▸ **Information shown**:
>>>
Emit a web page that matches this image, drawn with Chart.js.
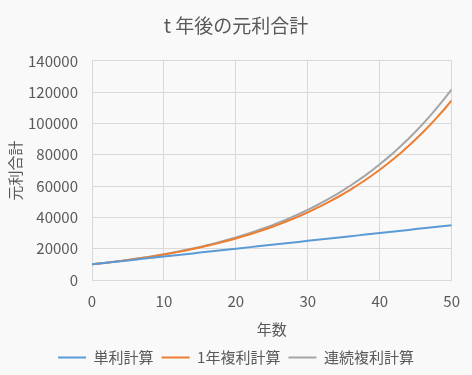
<!DOCTYPE html>
<html>
<head>
<meta charset="utf-8">
<script src="https://cdn.jsdelivr.net/npm/chart.js@4/dist/chart.umd.min.js"></script>
<style>
  body { margin: 0; background: #f9f9f9; }
  #wrap { width: 472px; height: 375px; }
</style>
</head>
<body>
<div id="wrap"><canvas id="chart"></canvas></div>
<script>
// 年数 t (0〜50)
var years = [0,1,2,3,4,5,6,7,8,9,10,11,12,13,14,15,16,17,18,19,20,21,22,23,24,25,
  26,27,28,29,30,31,32,33,34,35,36,37,38,39,40,41,42,43,44,45,46,47,48,49,50]

// 単利計算
var simple = [10000,10500,11000,11500,12000,12500,13000,13500,14000,14500,15000,
  15500,16000,16500,17000,17500,18000,18500,19000,19500,20000,20500,21000,21500,
  22000,22500,23000,23500,24000,24500,25000,25500,26000,26500,27000,27500,28000,
  28500,29000,29500,30000,30500,31000,31500,32000,32500,33000,33500,34000,34500,35000]

// 1年複利計算
var yearly = [10000,10500,11025,11576,12155,12763,13401,14071,14775,15513,16289,
  17103,17959,18856,19799,20789,21829,22920,24066,25270,26533,27860,29253,30715,
  32251,33864,35557,37335,39201,41161,43219,45380,47649,50032,52533,55160,57918,
  60814,63855,67048,70400,73920,77616,81497,85572,89850,94343,99060,104013,109213,114674]

// 連続複利計算
var continuous = [10000,10513,11052,11618,12214,12840,13499,14191,14918,15683,16487,
  17333,18221,19155,20138,21170,22255,23396,24596,25857,27183,28577,30042,31582,
  33201,34903,36693,38574,40552,42631,44817,47115,49530,52070,54739,57546,60496,
  63598,66859,70287,73891,77679,81662,85849,90250,94877,99742,104856,110232,115883,121825]

var colorSimple = "#5b9bd5"
var colorYearly = "#ed7d31"
var colorCont = "#a5a5a5"
var textColor = "#595959"
var gridColor = "#d9d9d9"
var fontFamily = "'Noto Sans CJK JP', 'Noto Sans', sans-serif"

function points(values) {
  return values.map((v, i) => ({ x: years[i], y: v }))
}

function line(label, values, color) {
  return {
    label: label,
    data: points(values),
    borderColor: color,
    backgroundColor: color,
    borderWidth: 2,
    pointRadius: 0,
    tension: 0
  }
}

new Chart(document.getElementById("chart"), {
  type: 'line',
  data: {
    datasets: [
      line('単利計算', simple, colorSimple),
      line('1年複利計算', yearly, colorYearly),
      line('連続複利計算', continuous, colorCont)
    ]
  },
  options: {
    responsive: true,
    maintainAspectRatio: false,
    animation: false,
    layout: { padding: 0 },
    plugins: {
      title: {
        display: true,
        text: 't 年後の元利合計',
        color: textColor,
        font: { family: fontFamily, size: 19, weight: 'normal' },
        padding: { top: 14, bottom: 24 }
      },
      legend: {
        position: 'bottom',
        labels: {
          color: textColor,
          font: { family: fontFamily, size: 15 },
          usePointStyle: true,
          pointStyle: 'line',
          pointStyleWidth: 28,
          padding: 8
        }
      },
      tooltip: { enabled: false }
    },
    scales: {
      x: {
        type: 'linear',
        min: 0,
        max: 50,
        ticks: { stepSize: 10, color: textColor, font: { family: fontFamily, size: 15 }, padding: 12 },
        grid: { color: gridColor, drawTicks: false },
        border: { color: gridColor },
        title: { display: true, text: '年数', color: textColor, font: { family: fontFamily, size: 15 }, padding: { top: 2, bottom: 4 } },
        afterFit: (scale) => { scale.height = 62 }
      },
      y: {
        min: 0,
        max: 140000,
        ticks: { stepSize: 20000, color: textColor, font: { family: fontFamily, size: 15 }, padding: 14,
          callback: (v) => String(v) },
        grid: { color: gridColor, drawTicks: false },
        border: { color: gridColor },
        title: { display: true, text: '元利合計', color: textColor, font: { family: fontFamily, size: 15 }, padding: { top: 6, bottom: 0 } },
        afterFit: (scale) => { scale.width = 92 }
      },
      // 右側の余白
      yRight: {
        position: 'right',
        display: true,
        grid: { display: false, drawTicks: false },
        border: { display: false },
        ticks: { display: false },
        afterFit: (scale) => { scale.width = 17 }
      }
    }
  }
})
</script>
</body>
</html>
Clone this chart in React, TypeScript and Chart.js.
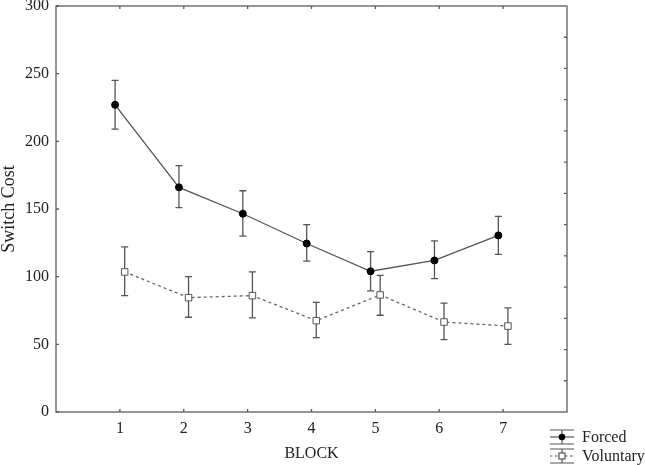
<<<
▸ **Written task**: Select, from the listing, all lines that include the word "this".

▸ **The response**:
Emit a web page that matches this image, drawn with Chart.js.
Clone this chart in React, TypeScript and Chart.js.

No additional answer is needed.